* [TASK BRIEF] For this exercise, output only the lines between the "Output the web" line and the "const INK = '#111';" line, both of them included, and skip all pictures.

(Saved data entries)
▬▬▬
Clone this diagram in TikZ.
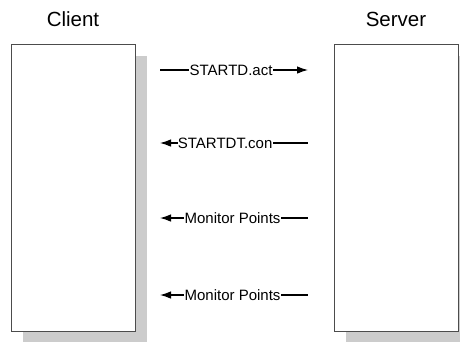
\documentclass[tikz,border=0pt]{standalone}
\usepackage{fontspec}
\setmainfont{Liberation Sans}
\usepackage{tikz}
\usetikzlibrary{positioning,arrows.meta,shadows}

\begin{document}
\begin{tikzpicture}[
    x=1pt, y=-1pt,
    party/.style={draw=black!70, line width=0.9pt, fill=white, minimum width=124pt, minimum height=287pt,
        drop shadow={shadow xshift=12pt, shadow yshift=-12pt, fill=black!20, opacity=1}},
    title/.style={inner sep=0pt, font=\fontsize{20.5}{24}\selectfont},
    msg/.style={line width=1.1pt},
    msgtext/.style={fill=white, inner sep=0.3pt, font=\fontsize{15}{18}\selectfont},
    >={Latex[length=11pt, width=7.5pt]}
]
    \clip (0,0) rectangle (460,341);

    \node[party] (client) at (73,187.5) {};
    \node[party] (server) at (396,187.5) {};
    \node[title, above=17pt of client] (clientname) {Client};
    \node[title, above=17pt of server] (servername) {Server};

    % messages between the two sides
    \foreach \n/\y/\dir/\p/\txt in {1/70/->/0.48/STARTD.act, 2/143/<-/0.44/STARTDT.con,
        3/218/<-/0.49/Monitor Points, 4/295/<-/0.49/Monitor Points}{
        \coordinate (from\n) at (160,\y);
        \coordinate (to\n) at (308,\y);
        \draw[msg, \dir] (from\n) -- node[msgtext, pos=\p] {\txt} (to\n);
    }
\end{tikzpicture}
\end{document}
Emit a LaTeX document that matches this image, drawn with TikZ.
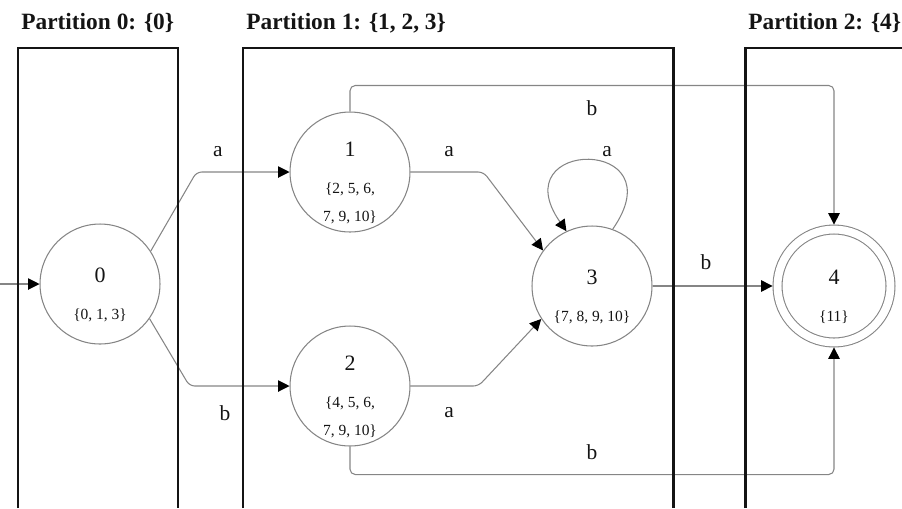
\documentclass[tikz,border=0pt]{standalone}
\usepackage{fontspec}
\setmainfont{Liberation Serif}
\usetikzlibrary{arrows.meta,calc}
\definecolor{dfaink}{HTML}{141414}
\definecolor{dfaline}{HTML}{858585}
\newcommand{\numfont}{\fontsize{12.5}{15}\selectfont}
\newcommand{\partbox}[4]{%
  \draw[dfaink, line width=1.7pt] (#2,508) -- (#2,48) -- (#3,48) -- (#3,508);
  \node[parttitle] (#1) at ({#2+3},29) {#4};
}
\newcommand{\dfastate}[6][]{%
  \node[state, #1] (#2) at (#3,#4) {};
  \node[statetext] (#2t) at (#3,{#4+11}) {{\numfont #5}\\[5pt]#6};
}

\begin{document}
\begin{tikzpicture}[x=0.02cm, y=-0.02cm,
  state/.style={circle, draw=dfaline, line width=0.6pt, fill=white,
    minimum size=2.4cm, inner sep=0pt},
  accepting/.style={double=white, double distance=4.5pt,
    minimum size=2.26cm, outer sep=2.8pt},
  statetext/.style={align=center, inner sep=0pt, text=dfaink,
    font=\fontsize{8.8}{16}\selectfont},
  parttitle/.style={anchor=base west, inner sep=0pt, text=dfaink,
    font=\fontsize{13.3}{16}\selectfont\bfseries},
  edgelabel/.style={inner sep=0pt, text=dfaink,
    font=\fontsize{12.2}{14}\selectfont},
  trans/.style={draw=dfaline, line width=0.6pt, rounded corners=3pt,
    -{Triangle[color=black, length=6.5pt, width=6.5pt]}}]

  \useasboundingbox (0,0) rectangle (902,508);

  % states
  \dfastate{s0}{100}{284}{0}{\{0, 1, 3\}}
  \dfastate{s1}{350}{172}{1}{\{2, 5, 6,\\7, 9, 10\}}
  \dfastate{s2}{350}{386}{2}{\{4, 5, 6,\\7, 9, 10\}}
  \dfastate{s3}{592}{286}{3}{\{7, 8, 9, 10\}}
  \dfastate[accepting]{s4}{834}{286}{4}{\{11\}}

  \coordinate (init) at (0,284);

  % transitions
  \draw[trans] (init) -- (s0.west);
  \draw[trans] (s0.33) -- ($(s1.west)+(-93,0)$) -- (s1.west);
  \draw[trans] (s0.-35) -- ($(s2.west)+(-100,0)$) -- (s2.west);
  \draw[trans] (s1.east) -- ($(s1.east)+(73,0)$) -- (s3.144);
  \draw[trans] (s2.east) -- ($(s2.east)+(68,0)$) -- (s3.213);
  \draw[trans] (s3.70) .. controls +(65,-93) and +(-65,-93) .. (s3.115);
  \draw[trans] (s3) -- (s4);
  \draw[trans] (s1.north) -- ++(0,-26) -| (s4.north);
  \draw[trans] (s2.south) -- ++(0,28) -| (s4.south);

  \node[edgelabel] (l01) at (218,152) {a};
  \node[edgelabel] (l02) at (225,413) {b};
  \node[edgelabel] (l13) at (449,152) {a};
  \node[edgelabel] (l23) at (449,413) {a};
  \node[edgelabel] (l33) at (607,152) {a};
  \node[edgelabel] (l34) at (706,262) {b};
  \node[edgelabel] (l14) at (592,108) {b};
  \node[edgelabel] (l24) at (592,452) {b};

  % partitions
  \partbox{p0}{18}{178}{Partition 0: \{0\}}
  \partbox{p1}{243}{673}{Partition 1: \{1, 2, 3\}}
  \partbox{p2}{745}{906}{Partition 2: \{4\}}

\end{tikzpicture}
\end{document}
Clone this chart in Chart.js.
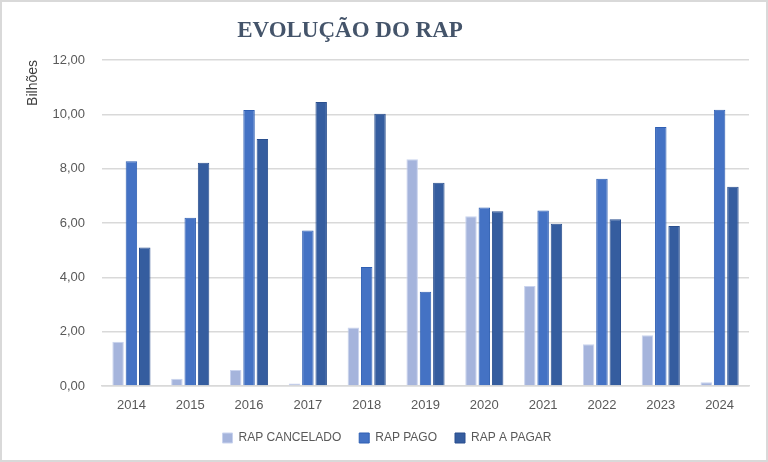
<!DOCTYPE html>
<html lang="pt">

<head>
    <meta charset="UTF-8">
    <title>Evolução do RAP</title>
    <style>
        html, body { margin: 0; padding: 0; background: #fff; }
        #wrap {
            width: 768px; height: 462px; box-sizing: border-box;
            border: 2px solid #d9d9d9; position: relative;
        }
    </style>
</head>

<body>
    <div id="wrap">
        <canvas id="myChart" width="764" height="458"></canvas>
    </div>

    <script src="https://cdn.jsdelivr.net/npm/chart.js"></script>
    <script>
        // values (bilhões)
        const years = ['2014', '2015', '2016', '2017', '2018', '2019', '2020', '2021', '2022', '2023', '2024'];
        const rapCancelado = [1.63, 0.27, 0.59, 0.09, 2.15, 8.35, 6.25, 3.68, 1.54, 1.87, 0.14];
        const rapPago = [8.27, 6.19, 10.16, 5.72, 4.38, 3.47, 6.57, 6.46, 7.63, 9.53, 10.17];
        const rapAPagar = [5.10, 8.22, 9.09, 10.45, 10.02, 7.48, 6.43, 5.97, 6.14, 5.89, 7.33];
        const yTicks = [0, 2, 4, 6, 8, 10, 12];

        const TICK_FONT = { family: "'Liberation Sans', Arial, sans-serif", size: 13 };

        // title sits left of centre in the original, so draw it ourselves
        const titlePlugin = {
            id: 'rapTitle',
            afterDraw(chart) {
                const ctx = chart.ctx;
                ctx.save();
                ctx.font = "bold 23px 'Liberation Serif', 'Times New Roman', serif";
                ctx.fillStyle = '#44546a';
                ctx.textAlign = 'center';
                ctx.textBaseline = 'middle';
                ctx.fillText('EVOLUÇÃO DO RAP', 348, 29);
                ctx.restore();
            }
        };

        const chartData = {
            labels: years,
            datasets: [
                {
                    label: 'RAP CANCELADO',
                    data: rapCancelado,
                    backgroundColor: '#a5b4dc',
                    borderColor: '#c9d3ee',
                    borderWidth: 1
                },
                {
                    label: 'RAP PAGO',
                    data: rapPago,
                    backgroundColor: '#4472c4',
                    borderColor: '#2f5fb3',
                    borderWidth: 1
                },
                {
                    label: 'RAP A PAGAR',
                    data: rapAPagar,
                    backgroundColor: '#355d9f',
                    borderColor: '#2a4f8e',
                    borderWidth: 1
                }
            ]
        };

        const chart = new Chart(document.getElementById('myChart'), {
            type: 'bar',
            data: chartData,
            plugins: [titlePlugin],
            options: {
                responsive: false,
                animation: false,
                datasets: {
                    bar: { categoryPercentage: 0.68, barPercentage: 0.86 }
                },
                layout: { padding: { left: 23, right: 17, top: 58, bottom: 6 } },
                plugins: {
                    title: { display: false },
                    tooltip: { enabled: false },
                    legend: {
                        position: 'bottom',
                        labels: {
                            boxWidth: 10, boxHeight: 10, padding: 18,
                            color: '#595959',
                            font: { family: TICK_FONT.family, size: 12 }
                        }
                    }
                },
                scales: {
                    x: {
                        grid: { display: false, drawTicks: false },
                        border: { color: '#d9d9d9', width: 1.5 },
                        ticks: { color: '#595959', font: TICK_FONT, padding: 12 },
                        afterFit(scale) { scale.height = 28; }
                    },
                    y: {
                        min: 0, max: 12,
                        afterBuildTicks(scale) { scale.ticks = yTicks.map(v => ({ value: v })); },
                        grid: { color: '#d9d9d9', lineWidth: 1.5, drawTicks: false },
                        border: { display: false },
                        ticks: {
                            color: '#595959', font: TICK_FONT, padding: 17,
                            callback: v => v.toFixed(2).replace('.', ',')
                        },
                        title: {
                            display: true, text: 'Bilhões', align: 'end',
                            color: '#404040', font: { family: TICK_FONT.family, size: 14 },
                            padding: { top: 0, bottom: 6 }
                        },
                        afterFit(scale) { scale.width = 77; }
                    }
                }
            }
        });
    </script>
</body>

</html>
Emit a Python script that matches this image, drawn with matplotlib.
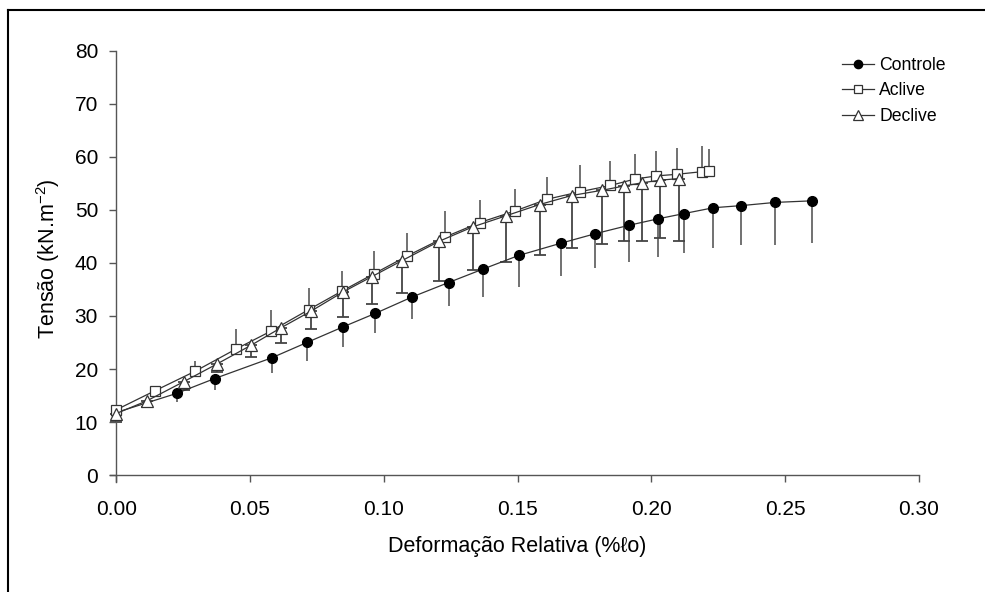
import matplotlib
matplotlib.use("Agg")
import matplotlib.pyplot as plt
from matplotlib.lines import Line2D

plt.rcParams['font.family'] = ['Liberation Sans', 'DejaVu Sans']
plt.rcParams['mathtext.fontset'] = 'custom'
plt.rcParams['mathtext.rm'] = 'Liberation Sans'
plt.rcParams['mathtext.default'] = 'regular'

# Controle
ctrl_x = [0, 0.0226, 0.0368, 0.0581, 0.0713, 0.0846, 0.0969, 0.1107, 0.1242, 0.1369,
          0.1504, 0.1661, 0.1790, 0.1917, 0.2024, 0.2122, 0.2232, 0.2336, 0.2462, 0.2599]
ctrl_y = [11.8, 15.4, 18.2, 22.1, 25.0, 27.9, 30.5, 33.6, 36.3, 38.8,
          41.4, 43.7, 45.5, 47.1, 48.3, 49.3, 50.4, 50.8, 51.4, 51.7]
ctrl_err = [0, 1.6, 2.2, 2.8, 3.5, 3.7, 3.7, 4.1, 4.5, 5.3,
            6.0, 6.1, 6.5, 7.0, 7.1, 7.5, 7.6, 7.5, 8.0, 8.0]

# Aclive
acl_x = [0, 0.0145, 0.0296, 0.0449, 0.0577, 0.0720, 0.0844, 0.0965, 0.1087, 0.1230,
         0.1358, 0.1491, 0.1610, 0.1732, 0.1847, 0.1938, 0.2019, 0.2095, 0.2190, 0.2216]
acl_y = [12.3, 15.9, 19.6, 23.8, 27.1, 31.2, 34.7, 38.0, 41.3, 44.9,
         47.6, 49.8, 52.0, 53.4, 54.6, 55.8, 56.4, 56.7, 57.2, 57.3]
acl_err = [0.5, 0.8, 1.9, 3.7, 4.1, 4.1, 3.8, 4.2, 4.3, 4.8,
           4.3, 4.1, 4.2, 5.0, 4.6, 4.7, 4.7, 4.9, 4.8, 4.1]

# Declive
dec_x = [0, 0.0115, 0.0252, 0.0375, 0.0505, 0.0617, 0.0728, 0.0847, 0.0955, 0.1067,
         0.1208, 0.1333, 0.1458, 0.1582, 0.1702, 0.1817, 0.1898, 0.1965, 0.2034, 0.2103]
dec_y = [11.6, 14.0, 17.6, 20.9, 24.5, 27.8, 30.9, 34.5, 37.4, 40.4,
         44.1, 46.8, 48.9, 51.0, 52.7, 53.7, 54.5, 55.1, 55.6, 55.9]
dec_err = [1.5, 1.1, 1.6, 1.4, 2.2, 2.9, 3.4, 4.7, 5.1, 6.0,
           7.6, 8.1, 8.7, 9.5, 9.9, 10.2, 10.4, 10.9, 11.0, 11.8]

x_ticks = [0, 0.05, 0.10, 0.15, 0.20, 0.25, 0.30]
x_ticklabels = ['0.00', '0.05', '0.10', '0.15', '0.20', '0.25', '0.30']
y_ticks = [0, 10, 20, 30, 40, 50, 60, 70, 80]

fig = plt.figure(figsize=(9.85, 5.92), dpi=100)
ax = fig.add_axes([110 / 985, 1 - 482 / 592, (919 - 110) / 985, (482 - 50.7) / 592])

line_col = '#333333'

ax.errorbar(ctrl_x, ctrl_y, yerr=[ctrl_err, [0] * len(ctrl_err)], fmt='none',
            ecolor='#666666', elinewidth=1.3, capsize=0, zorder=1)
ax.errorbar(acl_x, acl_y, yerr=[[0] * len(acl_err), acl_err], fmt='none',
            ecolor='#666666', elinewidth=1.3, capsize=0, zorder=1)
ax.errorbar(dec_x, dec_y, yerr=[dec_err, [0] * len(dec_err)], fmt='none',
            ecolor='#444444', elinewidth=1.3, capsize=4, capthick=1.3, zorder=1)

ax.plot(ctrl_x, ctrl_y, '-o', color=line_col, lw=0.9, ms=7, mfc='black', mec='black',
        label='Controle', zorder=3)
ax.plot(acl_x, acl_y, '-s', color=line_col, lw=0.9, ms=7, mfc='white', mec='#333333',
        mew=0.9, label='Aclive', zorder=3)
ax.plot(dec_x, dec_y, '-^', color=line_col, lw=0.9, ms=8, mfc='white', mec='#333333',
        mew=0.9, label='Declive', zorder=3)

ax.set_xlim(-0.0023, 0.30)
ax.set_ylim(-1.3, 80)
ax.spines['left'].set_position(('data', 0))
ax.spines['bottom'].set_position(('data', 0))
ax.spines['top'].set_visible(False)
ax.spines['right'].set_visible(False)
for s in ['left', 'bottom']:
    ax.spines[s].set_color('#555555')
    ax.spines[s].set_linewidth(1.0)

ax.set_xticks(x_ticks)
ax.set_xticklabels(x_ticklabels)
ax.set_yticks(y_ticks)
ax.tick_params(direction='out', length=5, width=1, color='#555555', labelsize=15)
ax.tick_params(axis='x', pad=13)
ax.tick_params(axis='y', pad=8)

ax.set_xlabel('Deformação Relativa (%ℓo)', fontsize=15.5)
ax.set_ylabel(r'Tensão (kN.m$^{-2}$)', fontsize=15.5)
ax.xaxis.set_label_coords(0.503, -0.125)
ax.yaxis.set_label_coords(-0.059, 0.517)

ax.legend(loc='upper left', bbox_to_anchor=(842 / 985, 1 - 57 / 592),
          bbox_transform=fig.transFigure, frameon=False, fontsize=12.7,
          handlelength=1.8, handletextpad=0.3, labelspacing=0.48, markerscale=0.85,
          borderaxespad=0, borderpad=0)

# figure frame (left and top edges visible)
fig.add_artist(Line2D([8 / 985, 8 / 985], [0, 1 - 10 / 592], color='black', lw=1.5))
fig.add_artist(Line2D([8 / 985, 1], [1 - 10 / 592, 1 - 10 / 592], color='black', lw=1.5))

fig.savefig('out.png', dpi=100)
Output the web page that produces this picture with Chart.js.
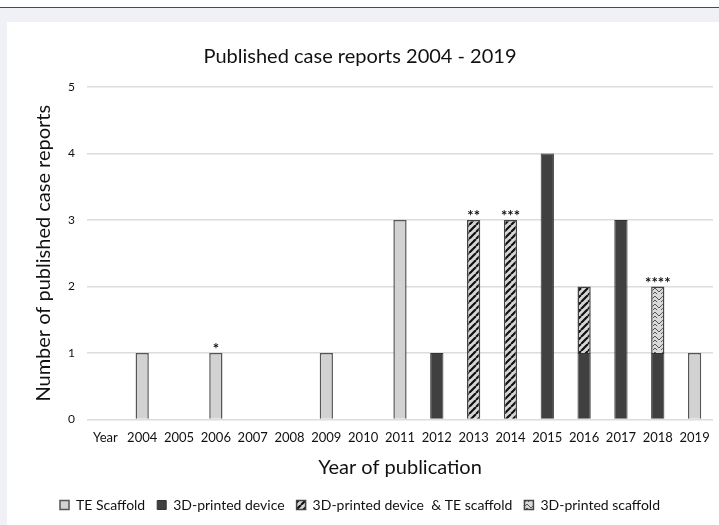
<!DOCTYPE html>
<html>
<head>
<meta charset="utf-8">
<script src="https://cdn.jsdelivr.net/npm/chart.js@4/dist/chart.umd.min.js"></script>
<style>
  html, body { margin: 0; padding: 0; background: #fff; }
  body { width: 719px; height: 525px; position: relative; overflow: hidden; }
  .frame { position: absolute; left: 0; top: 7px; width: 719px; height: 518px; background: #eff1f6; border-top: 1px solid #4a4a4a; }
  .panel { position: absolute; left: 7px; top: 22px; width: 712px; height: 503px; background: #fff; }
</style>
</head>
<body>
<div class="frame"></div>
<div class="panel"><canvas id="chart"></canvas></div>
<script>
const years = ['Year', '2004', '2005', '2006', '2007', '2008', '2009', '2010', '2011', '2012', '2013', '2014', '2015', '2016', '2017', '2018', '2019'];
const teScaffold = [null, 1, null, 1, null, null, 1, null, 3, null, null, null, null, null, null, null, 1];
const printedDevice = [null, null, null, null, null, null, null, null, null, 1, null, null, 4, 1, 3, 1, null];
const deviceAndTe = [null, null, null, null, null, null, null, null, null, null, 3, 3, null, 1, null, null, null];
const printedScaffold = [null, null, null, null, null, null, null, null, null, null, null, null, null, null, null, 1, null];
const stars = { '2006': '*', '2013': '**', '2014': '***', '2018': '****' };

const FONT = 'Lato, "Open Sans", sans-serif';
const INK = '#111';

function stripes() {
  const c = document.createElement('canvas');
  c.width = 7; c.height = 7;
  const g = c.getContext('2d');
  g.fillStyle = '#d6d6d6';
  g.fillRect(0, 0, 7, 7);
  g.strokeStyle = '#111';
  g.lineWidth = 2.2;
  g.beginPath();
  for (let k = -7; k <= 14; k += 7) { g.moveTo(k, 7); g.lineTo(k + 7, 0); }
  g.stroke();
  return g.createPattern(c, 'repeat');
}

function weave() {
  const c = document.createElement('canvas');
  c.width = 8; c.height = 8;
  const g = c.getContext('2d');
  g.fillStyle = '#d9d9d9';
  g.fillRect(0, 0, 8, 8);
  g.strokeStyle = '#555';
  g.lineWidth = 1;
  g.beginPath();
  g.moveTo(0, 2); g.lineTo(4, 6); g.lineTo(8, 2);
  g.moveTo(0, 6); g.lineTo(2, 8);
  g.moveTo(6, 8); g.lineTo(8, 6);
  g.stroke();
  return g.createPattern(c, 'repeat');
}

// asterisks above the stacked bars
const starPlugin = {
  id: 'stars',
  afterDatasetsDraw(chart) {
    const { ctx, scales } = chart;
    ctx.save();
    ctx.fillStyle = INK;
    ctx.font = 'bold 15px ' + FONT;
    ctx.textAlign = 'center';
    ctx.textBaseline = 'bottom';
    Object.keys(stars).forEach((yr) => {
      const i = years.indexOf(yr);
      const total = [teScaffold, printedDevice, deviceAndTe, printedScaffold].reduce((s, d) => s + (d[i] || 0), 0);
      ctx.fillText(stars[yr], scales.x.getPixelForValue(i), scales.y.getPixelForValue(total) + 4);
    });
    ctx.restore();
  },
};

new Chart(document.getElementById('chart'), {
  type: 'bar',
  data: {
    labels: years,
    datasets: [
      { label: 'TE Scaffold', data: teScaffold, backgroundColor: '#d2d2d2', borderColor: '#555', borderWidth: 1.5 },
      { label: '3D-printed device', data: printedDevice, backgroundColor: '#404040', borderColor: '#333', borderWidth: 1 },
      { label: '3D-printed device  & TE scaffold', data: deviceAndTe, backgroundColor: stripes(), borderColor: '#444', borderWidth: 1.5 },
      { label: '3D-printed scaffold', data: printedScaffold, backgroundColor: weave(), borderColor: '#444', borderWidth: 1.5 },
    ],
  },
  options: {
    responsive: true,
    maintainAspectRatio: false,
    animation: false,
    layout: { padding: { left: 0, right: 6, top: 0, bottom: 3 } },
    datasets: { bar: { barPercentage: 0.36, categoryPercentage: 1 } },
    plugins: {
      title: { display: true, text: 'Published case reports 2004 - 2019', color: INK, font: { family: FONT, size: 20, weight: 'normal' }, padding: { top: 23, bottom: 18 } },
      legend: {
        position: 'bottom',
        labels: { color: INK, font: { family: FONT, size: 14 }, boxWidth: 9, boxHeight: 9, padding: 12 },
      },
      tooltip: { enabled: false },
    },
    scales: {
      x: {
        stacked: true,
        grid: { display: false },
        border: { display: false },
        ticks: { color: INK, font: { family: FONT, size: 13 }, maxRotation: 0, autoSkip: false, padding: 3 },
        title: { display: true, text: 'Year of publication', color: INK, font: { family: FONT, size: 20 }, padding: { top: 7, bottom: 6 } },
      },
      y: {
        stacked: true,
        min: 0,
        max: 5,
        ticks: { stepSize: 1, color: INK, font: { family: FONT, size: 12 }, padding: 12 },
        grid: { color: '#dcdcdc', lineWidth: 1.5, drawTicks: false },
        border: { display: false },
        title: { display: true, text: 'Number of published case reports', color: INK, font: { family: FONT, size: 20 }, padding: { top: 25, bottom: 0 } },
      },
    },
  },
  plugins: [starPlugin],
});
</script>
</body>
</html>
▬▬▬
* [RESULT]
Output the web page that produces this picture with Chart.js.
<!DOCTYPE html>
<html>
<head>
<meta charset="utf-8">
<script src="https://cdn.jsdelivr.net/npm/chart.js@4/dist/chart.umd.min.js"></script>
<style>
  html, body { margin: 0; padding: 0; background: #fff; }
  body { width: 719px; height: 525px; position: relative; overflow: hidden; }
  .frame { position: absolute; left: 0; top: 7px; width: 719px; height: 518px; background: #eff1f6; border-top: 1px solid #4a4a4a; }
  .panel { position: absolute; left: 7px; top: 22px; width: 712px; height: 503px; background: #fff; }
</style>
</head>
<body>
<div class="frame"></div>
<div class="panel"><canvas id="chart"></canvas></div>
<script>
const years = ['Year', '2004', '2005', '2006', '2007', '2008', '2009', '2010', '2011', '2012', '2013', '2014', '2015', '2016', '2017', '2018', '2019'];
const teScaffold = [null, 1, null, 1, null, null, 1, null, 3, null, null, null, null, null, null, null, 1];
const printedDevice = [null, null, null, null, null, null, null, null, null, 1, null, null, 4, 1, 3, 1, null];
const deviceAndTe = [null, null, null, null, null, null, null, null, null, null, 3, 3, null, 1, null, null, null];
const printedScaffold = [null, null, null, null, null, null, null, null, null, null, null, null, null, null, null, 1, null];
const stars = { '2006': '*', '2013': '**', '2014': '***', '2018': '****' };

const FONT = 'Lato, "Open Sans", sans-serif';
const INK = '#111';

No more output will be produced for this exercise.